**WHAT YOU SHOULD DO**
Return, without pictures, the lines from the start of the data through the one that contains "-0.065], [0.069, -0.163]];".
— Start —
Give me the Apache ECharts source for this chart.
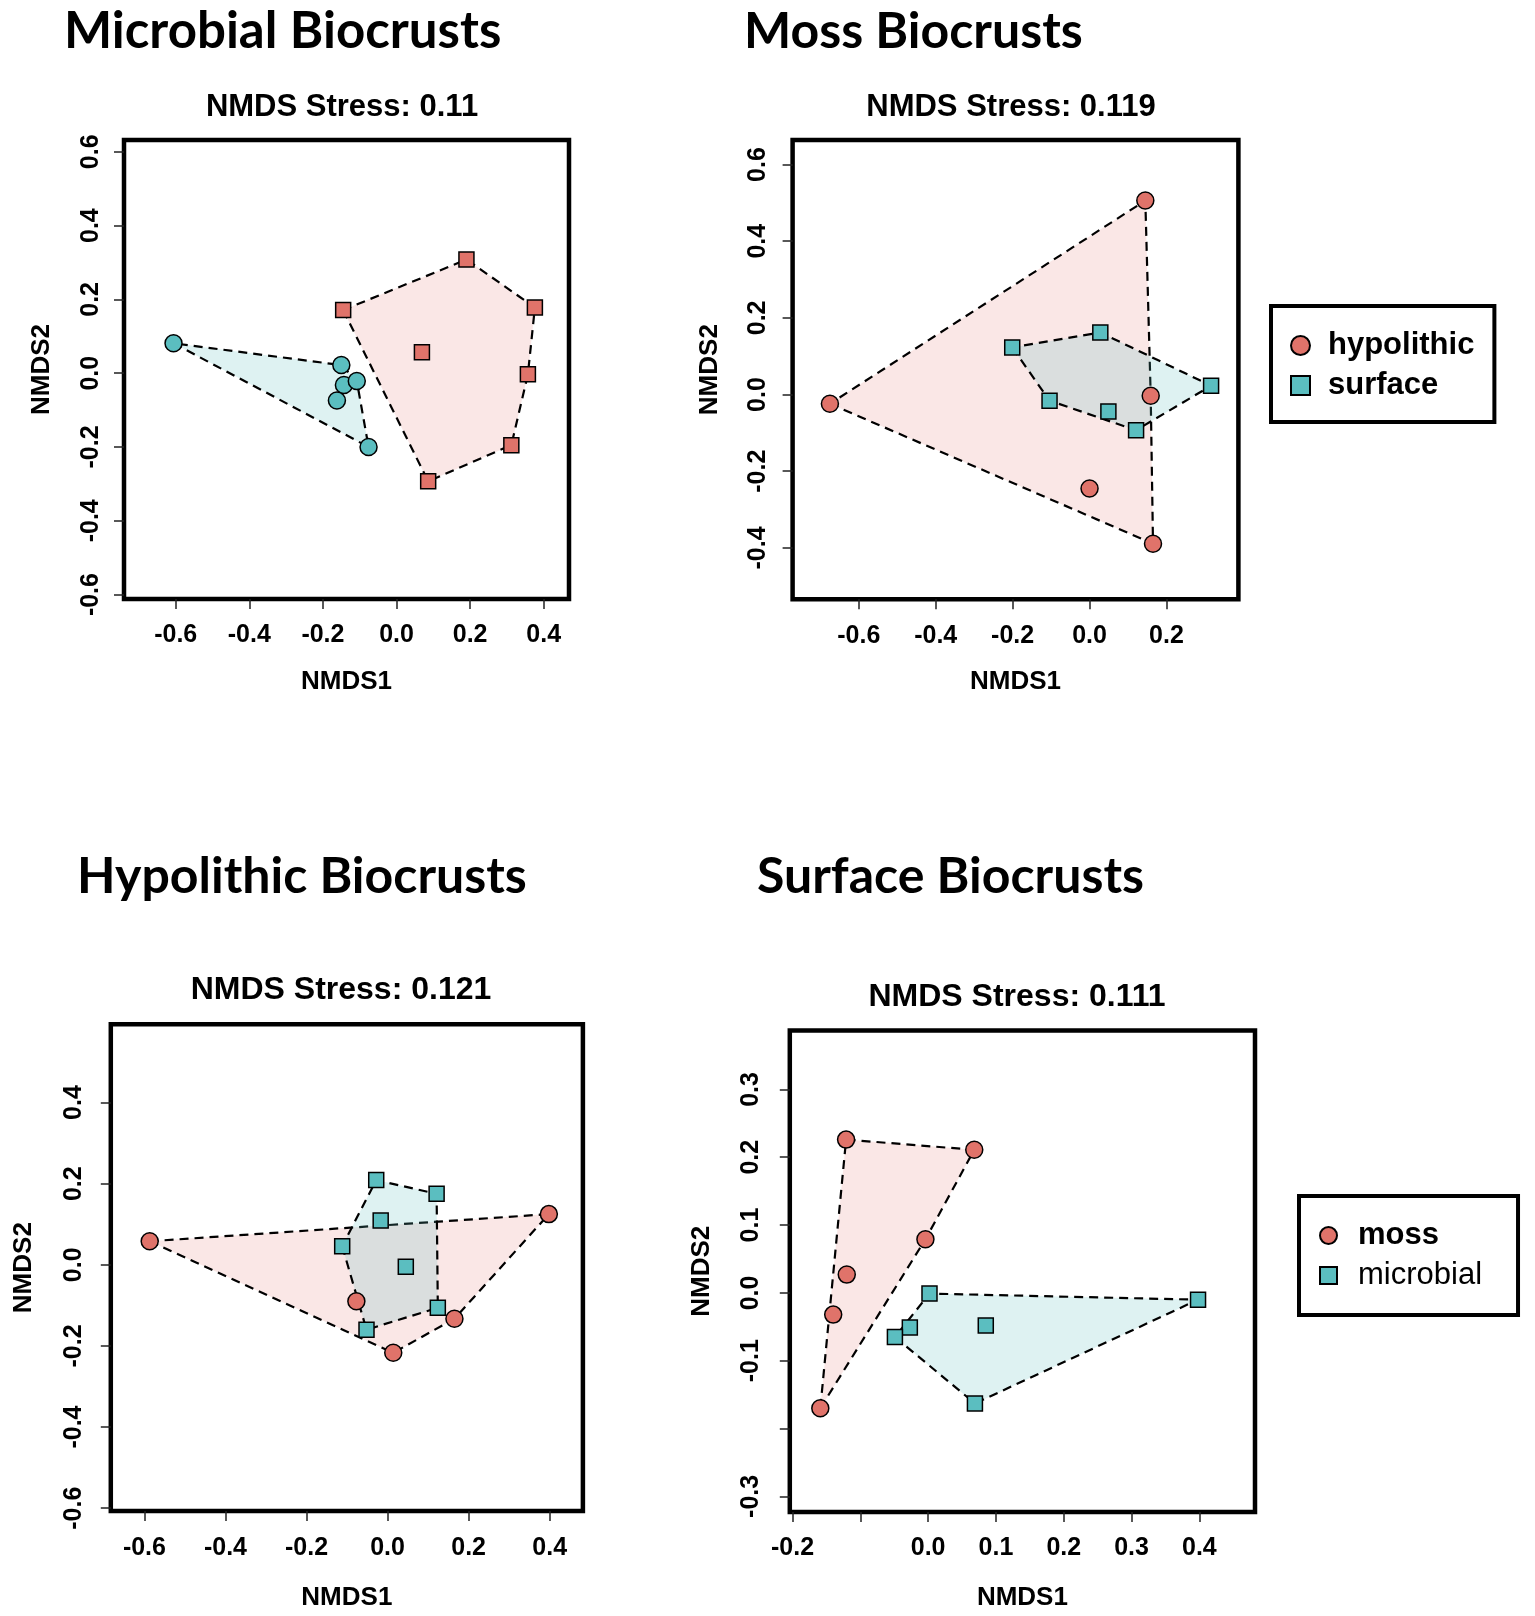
<!DOCTYPE html>
<html>
<head>
<meta charset="utf-8">
<title>NMDS biocrusts</title>
<script src="https://cdn.jsdelivr.net/npm/echarts@6/dist/echarts.min.js"></script>
<style>
  html, body { margin: 0; padding: 0; background: #fff; }
  #chart { width: 1535px; height: 1616px; }
</style>
</head>
<body>
<div id="chart"></div>
<script>
// ---- data (NMDS1, NMDS2) ----
// Microbial Biocrusts
var microbialTeal = [[-0.606, 0.081], [-0.150, 0.022], [-0.143, -0.032], [-0.108, -0.021], [-0.162, -0.074], [-0.076, -0.200]];
var microbialSalmon = [[-0.145, 0.171], [0.190, 0.308], [0.376, 0.178], [0.069, 0.057], [0.357, -0.003], [0.312, -0.195], [0.086, -0.293]];
// Moss Biocrusts
var mossHypolithic = [[0.145, 0.506], [-0.675, -0.024], [0.159, -0.003], [0.000, -0.245], [0.165, -0.389]];
var mossSurface = [[-0.201, 0.123], [0.028, 0.162], [0.316, 0.023], [-0.104, -0.016], [0.049, -0.044], [0.121, -0.093]];
// Hypolithic Biocrusts
var hypolithicMoss = [[-0.587, 0.058], [0.398, 0.125], [-0.077, -0.090], [0.165, -0.133], [0.014, -0.217]];
var hypolithicMicrobial = [[-0.028, 0.209], [0.121, 0.175], [-0.017, 0.109], [-0.112, 0.046], [0.045, -0.005], [0.124, -0.106], [-0.052, -0.160]];
// Surface Biocrusts
var surfaceMoss = [[-0.121, 0.226], [0.068, 0.211], [-0.004, 0.079], [-0.120, 0.027], [-0.140, -0.032], [-0.159, -0.170]];
var surfaceMicrobial = [[0.002, -0.001], [0.398, -0.010], [0.085, -0.048], [-0.027, -0.051], [-0.049, -0.065], [0.069, -0.163]];

// tick values and labels
var ticksX1 = [-0.6, -0.4, -0.2, 0.0, 0.2, 0.4];
var ticksY1 = [-0.6, -0.4, -0.2, 0.0, 0.2, 0.4, 0.6];
var ticksX2 = [-0.6, -0.4, -0.2, 0.0, 0.2];
var ticksY2 = [-0.4, -0.2, 0.0, 0.2, 0.4, 0.6];
var ticksX3 = [-0.6, -0.4, -0.2, 0.0, 0.2, 0.4];
var ticksY3 = [-0.6, -0.4, -0.2, 0.0, 0.2, 0.4];
var ticksX4 = [-0.2, -0.1, 0.0, 0.1, 0.2, 0.3, 0.4];
var labelsX4 = [-0.2, 0.0, 0.1, 0.2, 0.3, 0.4];
var ticksY4 = [-0.3, -0.2, -0.1, 0.0, 0.1, 0.2, 0.3];
var labelsY4 = [-0.3, -0.1, 0.0, 0.1, 0.2, 0.3];

var panelTitles = ["Microbial Biocrusts", "Moss Biocrusts", "Hypolithic Biocrusts", "Surface Biocrusts"];
var stressTitles = ["NMDS Stress: 0.11", "NMDS Stress: 0.119", "NMDS Stress: 0.121", "NMDS Stress: 0.111"];

// colours
var salmon = "#e0736a";
var teal = "#5bbec0";
var salmonFill = "rgba(224,115,106,0.17)";
var tealFill = "rgba(91,190,192,0.2)";
var rFont = "'Liberation Sans', Arial, sans-serif";

// layout of the four panels (plot box in px, axis ranges, label offsets)
var panels = [
  { box: [124, 140, 569, 599], x: [-0.7406, 0.4687], y: [-0.612, 0.632], tx: ticksX1, ty: ticksY1, lx: ticksX1, ly: ticksY1,
    xm: 24, ym: 20, xg: 70, yg: 69, title: [64, 32], titleSize: 51, sub: [342, 107], subSize: 31 },
  { box: [792.6, 140, 1238.4, 599.3], x: [-0.772, 0.387], y: [-0.534, 0.664], tx: ticksX2, ty: ticksY2, lx: ticksX2, ly: ticksY2,
    xm: 24, ym: 22, xg: 70, yg: 70, title: [744, 32], titleSize: 50, sub: [1011, 107], subSize: 31 },
  { box: [110.8, 1024.3, 582.9, 1511], x: [-0.683, 0.482], y: [-0.607, 0.593], tx: ticksX3, ty: ticksY3, lx: ticksX3, ly: ticksY3,
    xm: 25, ym: 24, xg: 74, yg: 74, title: [77, 877], titleSize: 50, sub: [341, 990], subSize: 32 },
  { box: [789.8, 1030.4, 1255, 1512], x: [-0.204, 0.482], y: [-0.323, 0.387], tx: ticksX4, ty: ticksY4, lx: labelsX4, ly: labelsY4,
    xm: 24, ym: 26, xg: 73, yg: 75, title: [757, 877], titleSize: 50, sub: [1017, 997], subSize: 32 }
];

// Andrew's monotone chain convex hull (what ordihull draws)
function convexHull(pts) {
  var p = pts.slice().sort(function (a, b) { return a[0] - b[0] || a[1] - b[1]; });
  function cross(o, a, b) { return (a[0] - o[0]) * (b[1] - o[1]) - (a[1] - o[1]) * (b[0] - o[0]); }
  var lower = [], upper = [];
  p.forEach(function (q) {
    while (lower.length >= 2 && cross(lower[lower.length - 2], lower[lower.length - 1], q) <= 0) lower.pop();
    lower.push(q);
  });
  p.slice().reverse().forEach(function (q) {
    while (upper.length >= 2 && cross(upper[upper.length - 2], upper[upper.length - 1], q) <= 0) upper.pop();
    upper.push(q);
  });
  lower.pop(); upper.pop();
  return lower.concat(upper);
}

function hullSeries(name, idx, pts, fill, z) {
  var hull = convexHull(pts);
  return {
    type: "custom", name: name, xAxisIndex: idx, yAxisIndex: idx, silent: true, z: z,
    data: hull,
    renderItem: function (params, api) {
      if (params.dataIndex !== 0) return null;
      return {
        type: "polygon",
        shape: { points: hull.map(function (h) { return api.coord(h); }) },
        style: { fill: fill, stroke: "#000", lineWidth: 2.2, lineDash: [9, 6] }
      };
    }
  };
}

function pointSeries(name, idx, pts, symbol, color) {
  return {
    type: "scatter", name: name, xAxisIndex: idx, yAxisIndex: idx, z: 5,
    data: pts,
    symbol: symbol,
    symbolSize: symbol === "circle" ? 17 : 15,
    itemStyle: { color: color, borderColor: "#000", borderWidth: 1.5, opacity: 1 },
    emphasis: { scale: false }
  };
}

var fmt = function (v) { return v.toFixed(1); };
var grids = [], xAxes = [], yAxes = [], graphics = [];

panels.forEach(function (p, i) {
  grids.push({
    left: p.box[0], top: p.box[1], width: p.box[2] - p.box[0], height: p.box[3] - p.box[1],
    show: true, borderColor: "#000", borderWidth: 4.5, backgroundColor: "transparent"
  });
  xAxes.push({
    gridIndex: i, type: "value", min: p.x[0], max: p.x[1], position: "bottom",
    axisLine: { show: false, onZero: false },
    axisTick: { show: true, length: 10, customValues: p.tx, lineStyle: { color: "#222", width: 1.5 } },
    axisLabel: { customValues: p.lx, formatter: fmt, margin: p.xm, color: "#000", fontSize: 25, fontWeight: "bold", fontFamily: rFont },
    splitLine: { show: false },
    name: "NMDS1", nameLocation: "middle", nameGap: p.xg,
    nameTextStyle: { color: "#000", fontSize: 26, fontWeight: "bold", fontFamily: rFont }
  });
  yAxes.push({
    gridIndex: i, type: "value", min: p.y[0], max: p.y[1], position: "left",
    axisLine: { show: false, onZero: false },
    axisTick: { show: true, length: 10, customValues: p.ty, lineStyle: { color: "#222", width: 1.5 } },
    axisLabel: { customValues: p.ly, formatter: fmt, rotate: 90, margin: p.ym, color: "#000", fontSize: 25, fontWeight: "bold", fontFamily: rFont },
    splitLine: { show: false },
    name: "NMDS2", nameLocation: "middle", nameGap: p.yg,
    nameTextStyle: { color: "#000", fontSize: 26, fontWeight: "bold", fontFamily: rFont }
  });
  graphics.push({
    type: "text", x: p.title[0], y: p.title[1],
    style: { text: panelTitles[i], fill: "#000", fontSize: p.titleSize, fontWeight: "bold", fontFamily: "Lato, 'Open Sans', sans-serif", align: "left", verticalAlign: "middle" }
  });
  graphics.push({
    type: "text", x: p.sub[0], y: p.sub[1],
    style: { text: stressTitles[i], fill: "#000", fontSize: p.subSize, fontWeight: "bold", fontFamily: rFont, align: "center", verticalAlign: "middle" }
  });
});

var series = [
  hullSeries("microbial teal hull", 0, microbialTeal, tealFill, 1),
  hullSeries("microbial salmon hull", 0, microbialSalmon, salmonFill, 2),
  pointSeries("microbial teal", 0, microbialTeal, "circle", teal),
  pointSeries("microbial salmon", 0, microbialSalmon, "rect", salmon),

  hullSeries("moss hypolithic hull", 1, mossHypolithic, salmonFill, 1),
  hullSeries("moss surface hull", 1, mossSurface, tealFill, 2),
  pointSeries("hypolithic", 1, mossHypolithic, "circle", salmon),
  pointSeries("surface", 1, mossSurface, "rect", teal),

  hullSeries("hypolithic moss hull", 2, hypolithicMoss, salmonFill, 1),
  hullSeries("hypolithic microbial hull", 2, hypolithicMicrobial, tealFill, 2),
  pointSeries("hypolithic moss", 2, hypolithicMoss, "circle", salmon),
  pointSeries("hypolithic microbial", 2, hypolithicMicrobial, "rect", teal),

  hullSeries("surface moss hull", 3, surfaceMoss, salmonFill, 1),
  hullSeries("surface microbial hull", 3, surfaceMicrobial, tealFill, 2),
  pointSeries("moss", 3, surfaceMoss, "circle", salmon),
  pointSeries("microbial", 3, surfaceMicrobial, "rect", teal)
];

var option = {
  backgroundColor: "#fff",
  animation: false,
  grid: grids,
  xAxis: xAxes,
  yAxis: yAxes,
  graphic: graphics,
  legend: [
    {
      orient: "vertical", left: 1271, top: 306,
      padding: [24, 20, 21, 19], itemGap: 9, itemWidth: 19, itemHeight: 19,
      borderColor: "#000", borderWidth: 4, backgroundColor: "#fff",
      selectedMode: false,
      textStyle: { color: "#000", fontSize: 31, fontWeight: "bold", fontFamily: rFont, padding: [0, 0, 0, 13] },
      data: [{ name: "hypolithic", icon: "circle" }, { name: "surface", icon: "rect" }]
    },
    {
      orient: "vertical", left: 1299, top: 1196,
      padding: [24, 36, 24, 20], itemGap: 9, itemWidth: 17, itemHeight: 17,
      borderColor: "#000", borderWidth: 4, backgroundColor: "#fff",
      selectedMode: false,
      textStyle: { color: "#000", fontSize: 31, fontWeight: "bold", fontFamily: rFont, padding: [0, 0, 0, 16] },
      data: [
        { name: "moss", icon: "circle" },
        { name: "microbial", icon: "rect", textStyle: { fontWeight: "normal", fontSize: 31, padding: [0, 0, 0, 16] } }
      ]
    }
  ],
  series: series
};

var chart = echarts.init(document.getElementById("chart"), null, { renderer: "canvas" });
chart.setOption(option);
</script>
</body>
</html>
— End —
**COMPLETE ANSWER**
Give me the Apache ECharts source for this chart.
<!DOCTYPE html>
<html>
<head>
<meta charset="utf-8">
<title>NMDS biocrusts</title>
<script src="https://cdn.jsdelivr.net/npm/echarts@6/dist/echarts.min.js"></script>
<style>
  html, body { margin: 0; padding: 0; background: #fff; }
  #chart { width: 1535px; height: 1616px; }
</style>
</head>
<body>
<div id="chart"></div>
<script>
// ---- data (NMDS1, NMDS2) ----
// Microbial Biocrusts
var microbialTeal = [[-0.606, 0.081], [-0.150, 0.022], [-0.143, -0.032], [-0.108, -0.021], [-0.162, -0.074], [-0.076, -0.200]];
var microbialSalmon = [[-0.145, 0.171], [0.190, 0.308], [0.376, 0.178], [0.069, 0.057], [0.357, -0.003], [0.312, -0.195], [0.086, -0.293]];
// Moss Biocrusts
var mossHypolithic = [[0.145, 0.506], [-0.675, -0.024], [0.159, -0.003], [0.000, -0.245], [0.165, -0.389]];
var mossSurface = [[-0.201, 0.123], [0.028, 0.162], [0.316, 0.023], [-0.104, -0.016], [0.049, -0.044], [0.121, -0.093]];
// Hypolithic Biocrusts
var hypolithicMoss = [[-0.587, 0.058], [0.398, 0.125], [-0.077, -0.090], [0.165, -0.133], [0.014, -0.217]];
var hypolithicMicrobial = [[-0.028, 0.209], [0.121, 0.175], [-0.017, 0.109], [-0.112, 0.046], [0.045, -0.005], [0.124, -0.106], [-0.052, -0.160]];
// Surface Biocrusts
var surfaceMoss = [[-0.121, 0.226], [0.068, 0.211], [-0.004, 0.079], [-0.120, 0.027], [-0.140, -0.032], [-0.159, -0.170]];
var surfaceMicrobial = [[0.002, -0.001], [0.398, -0.010], [0.085, -0.048], [-0.027, -0.051], [-0.049, -0.065], [0.069, -0.163]];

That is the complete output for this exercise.